AER: The chaos leading up to—and the repercussion of—the election was sobering, just as the proliferation of fabricated information was overwhelming. The safety of our citizens felt tenuous. We were still trying to rise up, as a unified city, from the impact and implication of Freddie Gray’s death, and we suddenly had an unstable man—who openly expressed hateful, misogynistic, racist, homophobic, anti-immigrant, anti-culture views—leading our country. Baltimore needed a counterpoint to the anger—something restorative while remaining an act of resistance. We wanted to do something to send a message, and we wanted to help artists find their voices because artistic voice has been a potent looking glass and change maker throughout history.

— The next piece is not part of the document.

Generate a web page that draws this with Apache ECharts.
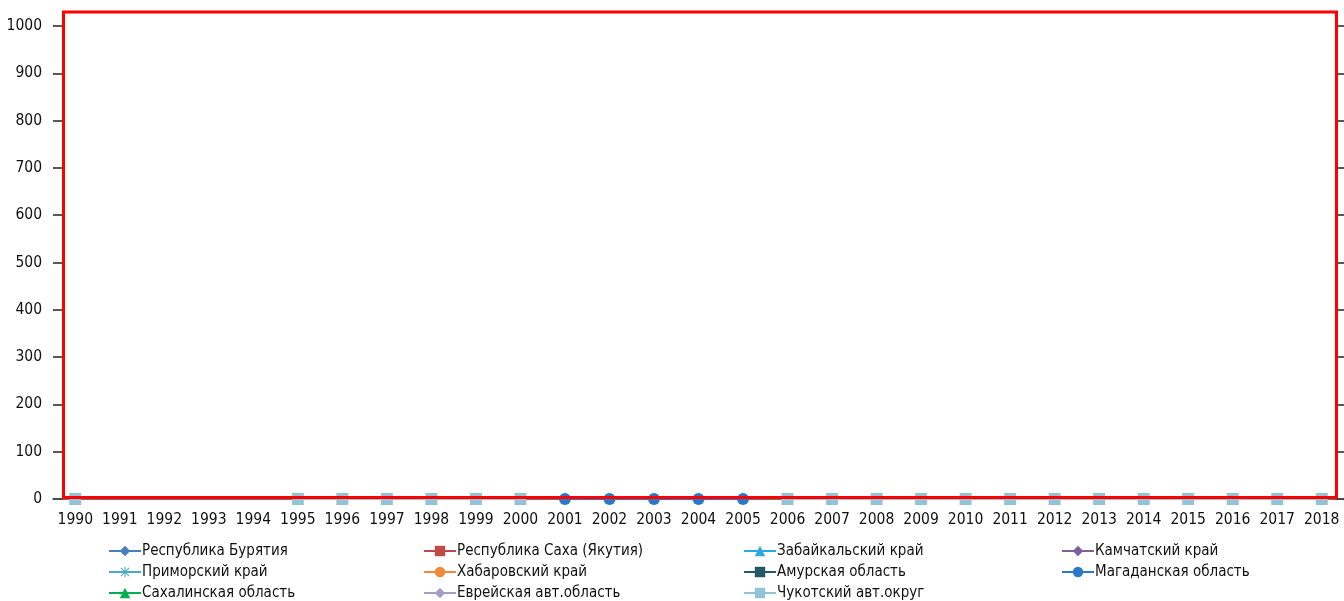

The Artists For Truth inaugural benefit exhibition opening.

MV: There’s a sense of social responsibility here in amplifying the work of other activists, in educating, that I just hadn’t seen before moving to Baltimore. It’s central to how artists think here. People here don’t wait for the city or institutions to solve problems for them. They are focused on figuring out what they can do themselves. I think they recognize that it’s the best way to get shit done. And that might be frustrating, but it’s also empowering.

RH: Some artists in Baltimore address political issues as the subject of their work, some engage in political action through their work, and other artists are politically active outside of their art practice. I think this ethos comes from the city in general. We have problems, but they often bring people together to work on solutions and make a real difference. There is a lot of work to do in this regard, but there is a tremendous amount of value in bringing people together to share knowledge, perspectives, and resources. I value not just the activist spirit of the arts community, but the way the activist community welcomes and incorporates the arts into their practices. I hope these lines continue to blur even further as more relationships are built.

“We wanted to do something to send a message.”